== Provided records ==

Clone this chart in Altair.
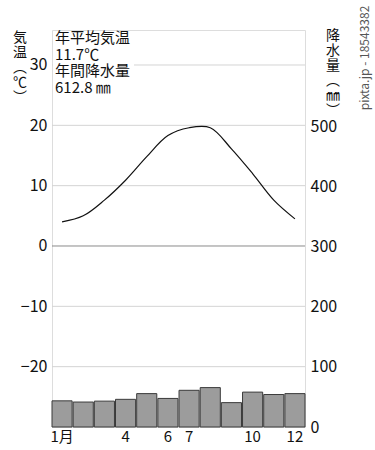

===
== Provided records ==

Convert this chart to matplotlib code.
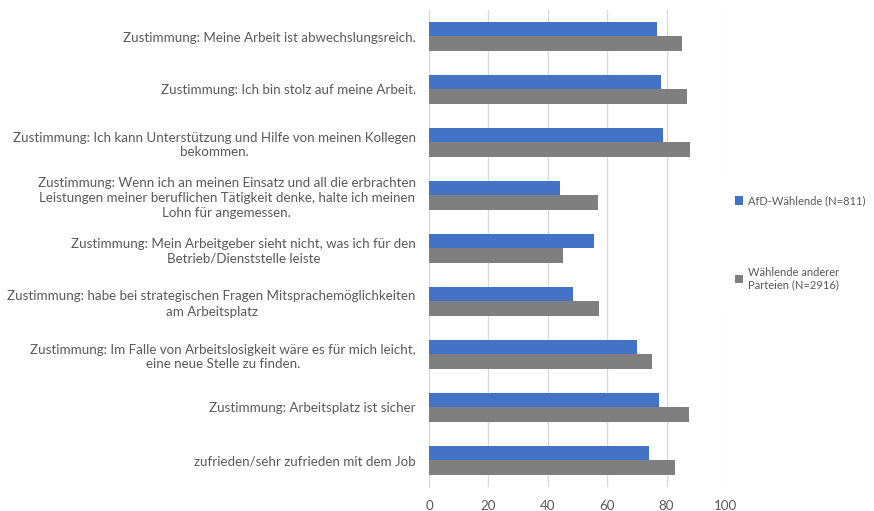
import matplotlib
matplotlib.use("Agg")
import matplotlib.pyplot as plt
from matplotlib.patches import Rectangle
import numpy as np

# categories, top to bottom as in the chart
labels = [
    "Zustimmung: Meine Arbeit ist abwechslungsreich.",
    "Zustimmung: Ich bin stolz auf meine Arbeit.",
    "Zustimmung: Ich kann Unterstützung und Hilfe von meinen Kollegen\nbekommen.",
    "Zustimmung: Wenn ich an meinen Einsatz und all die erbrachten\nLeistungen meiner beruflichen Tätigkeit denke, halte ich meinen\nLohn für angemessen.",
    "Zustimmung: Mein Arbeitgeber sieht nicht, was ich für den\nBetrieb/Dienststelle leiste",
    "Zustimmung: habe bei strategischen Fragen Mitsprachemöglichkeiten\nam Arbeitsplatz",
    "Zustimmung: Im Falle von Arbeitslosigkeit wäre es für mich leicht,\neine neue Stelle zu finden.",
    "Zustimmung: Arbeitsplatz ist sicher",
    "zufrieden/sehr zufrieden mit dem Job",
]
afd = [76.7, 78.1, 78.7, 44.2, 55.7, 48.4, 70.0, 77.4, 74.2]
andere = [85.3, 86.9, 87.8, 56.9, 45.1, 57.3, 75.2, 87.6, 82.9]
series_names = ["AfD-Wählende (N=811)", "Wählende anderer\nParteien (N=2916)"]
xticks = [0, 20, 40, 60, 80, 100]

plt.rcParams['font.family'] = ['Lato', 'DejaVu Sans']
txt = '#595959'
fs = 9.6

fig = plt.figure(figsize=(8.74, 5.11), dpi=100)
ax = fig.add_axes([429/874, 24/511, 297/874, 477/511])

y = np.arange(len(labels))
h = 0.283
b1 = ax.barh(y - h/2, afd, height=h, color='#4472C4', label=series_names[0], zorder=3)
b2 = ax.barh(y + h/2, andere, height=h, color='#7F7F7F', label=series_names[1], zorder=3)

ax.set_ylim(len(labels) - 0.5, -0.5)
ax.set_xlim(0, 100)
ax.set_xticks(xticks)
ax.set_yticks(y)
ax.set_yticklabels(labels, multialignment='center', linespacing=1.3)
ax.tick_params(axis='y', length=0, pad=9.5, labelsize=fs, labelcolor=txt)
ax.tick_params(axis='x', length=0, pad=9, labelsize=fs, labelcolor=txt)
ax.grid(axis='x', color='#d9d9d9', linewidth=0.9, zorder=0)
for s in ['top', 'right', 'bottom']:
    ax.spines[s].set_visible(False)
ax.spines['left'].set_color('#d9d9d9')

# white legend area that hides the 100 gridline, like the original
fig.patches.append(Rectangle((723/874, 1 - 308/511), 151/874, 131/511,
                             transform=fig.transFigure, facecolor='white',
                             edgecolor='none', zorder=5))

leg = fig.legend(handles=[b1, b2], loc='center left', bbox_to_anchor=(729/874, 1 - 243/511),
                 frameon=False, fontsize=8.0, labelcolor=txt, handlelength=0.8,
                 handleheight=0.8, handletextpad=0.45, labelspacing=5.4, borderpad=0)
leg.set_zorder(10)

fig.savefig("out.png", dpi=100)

===

(Short exercise): Look above for the line with "Convert this chart to matplotlib code.", then print it and each line after it down to and including the line with "import numpy as np". Leave out the pictures and keep the wording exact.

(Solution for this problem):
Convert this chart to matplotlib code.
import matplotlib
matplotlib.use("Agg")
import matplotlib.pyplot as plt
from matplotlib.patches import Rectangle
import numpy as np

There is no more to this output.